March 15, 2016
We often think of groundwater as a nonrenewable reservoir, deep underground, and with good reason – less than ~6% of groundwater globally entered the ground within the past 50 years. However, where a river or stream intersects the water table, water is able to move from the aquifer to the stream (or vice versa). This supply of shallow groundwater to streams is called ‘baseflow’, and is an important supply of water for many streams worldwide, especially during dry seasons or periods of drought. Below, we can see that baseflow makes up more than 50% of total streamflow over most of the world:
The ability of groundwater to contribute to streamflow depends on the water level of the aquifer in the area surrounding the stream. Therefore, human actions that lower groundwater levels (such as pumping for urban or agricultural use) can impair the ability of an aquifer to supply water to streams during dry periods, with potentially devastating consequences for streamflow.
One example close to my home is the Central Sands region of Wisconsin, which is a large region found (not surprisingly) in the center of the state with particularly sandy soils. The sandy soils are perfect for growing potatoes, and the Central Sands is primarily an agricultural region; however, because water drains quickly from sandy soils, irrigation has become an increasingly important part of the landscape:
In addition to agriculture, however, the Central Sands region is home to many rivers, lakes, and streams. Recently, one river in particular has become a microcosm of the debate surrounding the impacts and trade-offs of agricultural water use: the Little Plover River. While only 6 miles long, the Little Plover is a prized brook trout fishery and important ecosystem within the region. According to American Rivers, which listed the Little Plover as one of America’s 10 most endangered rivers in 2013, streamflow in the Little Plover has been decreasing since the 1970s and flows today are roughly half of the historical normal. The situation in the Little Plover came to a head in 2005, when several stretches of the Little Plover dried up, with predictably negative consequences for the fish.

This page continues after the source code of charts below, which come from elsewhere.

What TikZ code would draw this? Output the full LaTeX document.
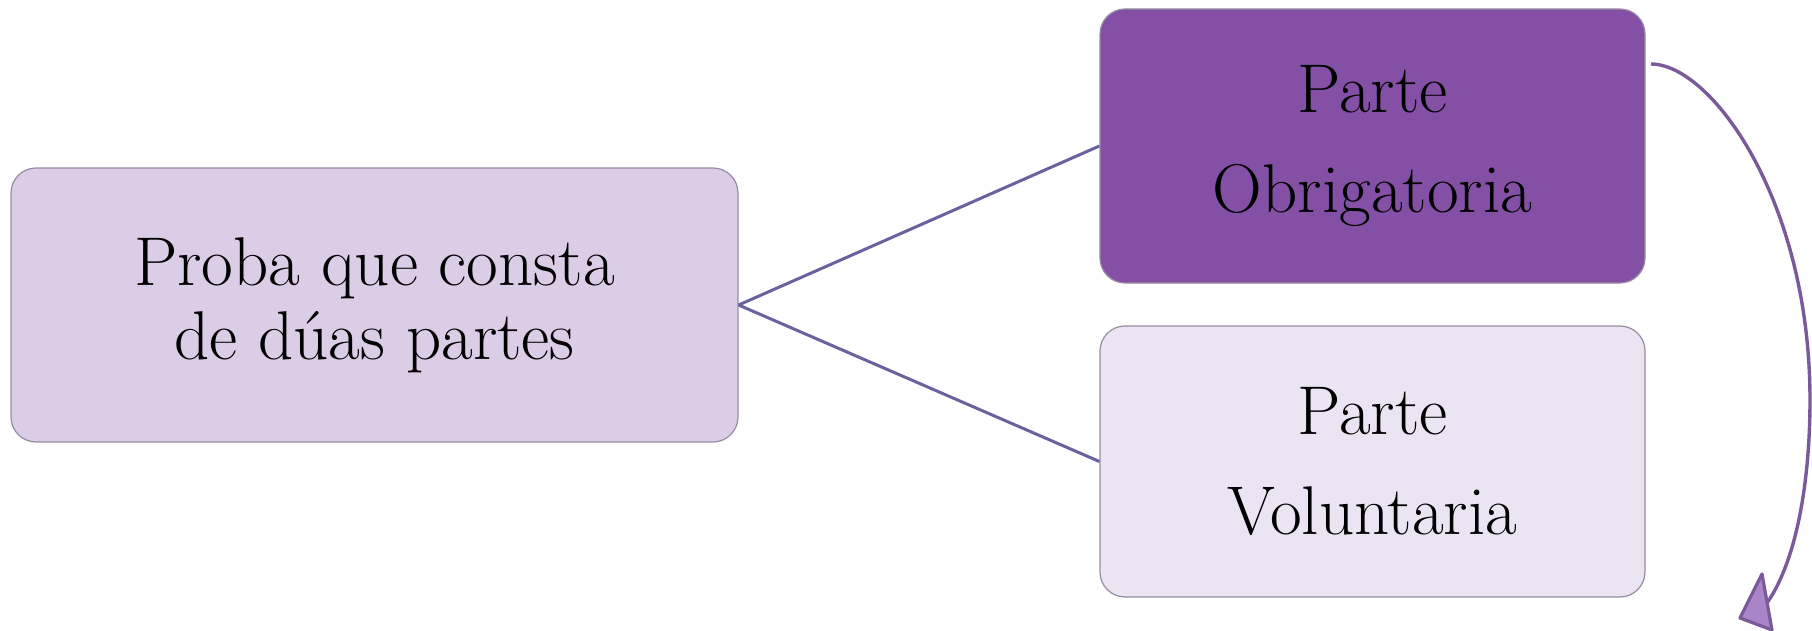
\documentclass[tikz,border=0pt]{standalone}
\usepackage{fontspec}
\definecolor{lineC}{RGB}{106,98,160}
\definecolor{leftF}{RGB}{220,205,230}
\definecolor{topF}{RGB}{131,80,165}
\definecolor{botF}{RGB}{236,228,243}
\definecolor{edgeC}{RGB}{150,140,162}
\definecolor{arrC}{RGB}{123,90,155}
\definecolor{headF}{RGB}{169,133,200}
\begin{document}
\begin{tikzpicture}[x=0.5pt,y=-0.5pt,
  box/.style={draw=edgeC, line width=0.6pt, rounded corners=12.5pt, align=center,
    inner sep=0pt, text=black},
  tightbox/.style={box, font=\fontsize{34.5}{37}\selectfont},
  widebox/.style={box, font=\fontsize{34.5}{50}\selectfont},
  link/.style={draw=lineC, line width=1.5pt},
  curvearrow/.style={draw=arrC, line width=1.7pt},
  headstyle/.style={draw=arrC, fill=headF, line width=1.6pt, line join=round}]
\useasboundingbox (0,0) rectangle (1812,631);
\node[tightbox, fill=leftF, minimum width=363.5pt, minimum height=137pt] (left) at (374.5,305)
  {Proba que consta\\de dúas partes};
\node[widebox, fill=topF, minimum width=272.5pt, minimum height=137pt] (top) at (1372.5,146)
  {Parte\\Obrigatoria};
\node[widebox, fill=botF, minimum width=272.5pt, minimum height=135.5pt] (bot) at (1372.5,461.5)
  {Parte\\Voluntaria};
\draw[link] (left.east) -- (top.west);
\draw[link] (left.east) -- (bot.west);
\coordinate (s) at (1651,64);
\coordinate (m) at (1810,400);
\coordinate (e) at (1767,603);
\draw[curvearrow] (s) .. controls (1711,64) and (1810,200) .. (m)
  .. controls (1810,480) and (1797,560) .. (e);
\coordinate (h1) at (1762,574);
\coordinate (h2) at (1740,618);
\coordinate (h3) at (1772,630);
\path[headstyle] (h1) -- (h2) -- (h3) -- cycle;
\end{tikzpicture}
\end{document}
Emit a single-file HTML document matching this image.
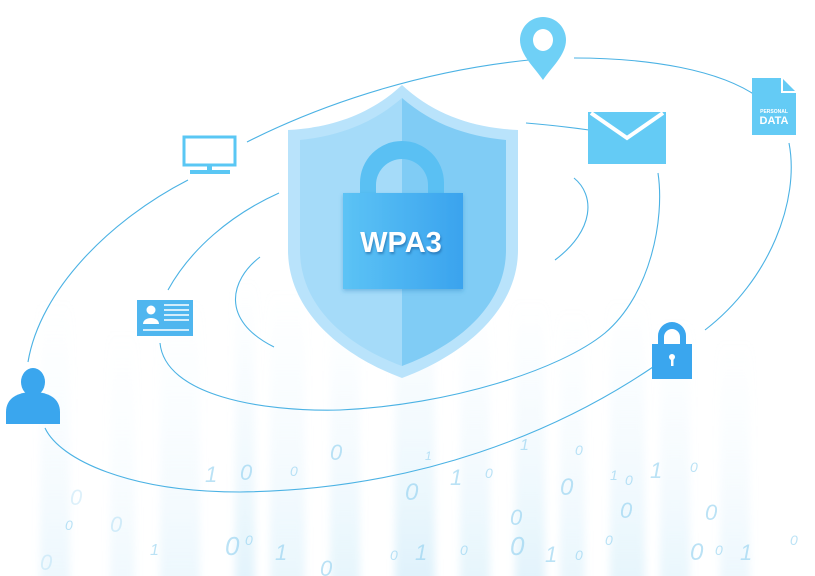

Over the past decade, the Little Plover has been mired in legal controversy. In 2009, the Wisconsin Department of Natural Resources established what they call a “Public Rights Flow”, or a required amount of streamflow that the public is entitled to flow through the river. The advocacy leading to the establishment of this Public Rights Flow was primarily by conservation groups like the River Alliance and Trout Unlimited, with the goal of protecting fish and the rest of the stream ecosystems. In order to set the threshold, the Wisconsin Department of Natural Resources first established a baseline level as the 7-day average low flow with a 10% probability of occurring in a given year, and then adjusted this value upwards based on estimates of the flow necessary for to provide fish habitat and recruit trout. Despite the positive step of establishing a Public Rights Flow, measurements during the 2012 drought were consistently below the thresholds set by the Department of Natural Resources, and the Little Plover even dropped below the thresholds in 2013 and 2014, both of which were relatively wet years for Wisconsin.
The current debate surrounding the Little Plover hinges on whether the Department of Natural Resources is legally allowed to consider cumulative impacts when permitting new high capacity wells in the region. Previously, the Department of Natural Resources was not considering cumulative impacts, which means that for every well application, they are only allowed to think about that well in isolation – and the effects of a single well are typically small enough that the Department of Natural Resources does not have sufficient grounds to deny a permit. However, the relatively small impacts of many individual wells can add up to cause a big overall effects on local groundwater resources. This changed in 2014, when a judge ruled that the Department of Natural Resources should be considering cumulative impacts. The effects of this ruling remain to be seen, but it improves the DNR’s ability to manage groundwater and surface water resources while considering the interactions between the two.
Thus, the Little Plover River provides a powerful example of a case where a little bit of groundwater drawdown can lead to big environmental, political, and economic issues. Currently, hydrogeologists at the Wisconsin Geological Natural History Survey and USGS Wisconsin Water Science Center are working on developing a groundwater flow model of the region to help understand the impacts of groundwater withdrawals on the aquifer, and what that means for local surface water features like streams and lakes. Because the waters of the Central Sands are valued for many different uses, including farming, urban supply, and outdoor recreation, the team building this model has been working closely with different groups of users to determine the priorities and needs of the various water users the region, and make sure that their scientific tool they develop is both useful to and trusted by the decision-makers in the region. As the future of the Little Plover and other rivers unfold under increasing human pressures and climate change, it is critical that water scientists work together with the public to conduct fair and unbiased science that provides timely and useful information for the decision-making process.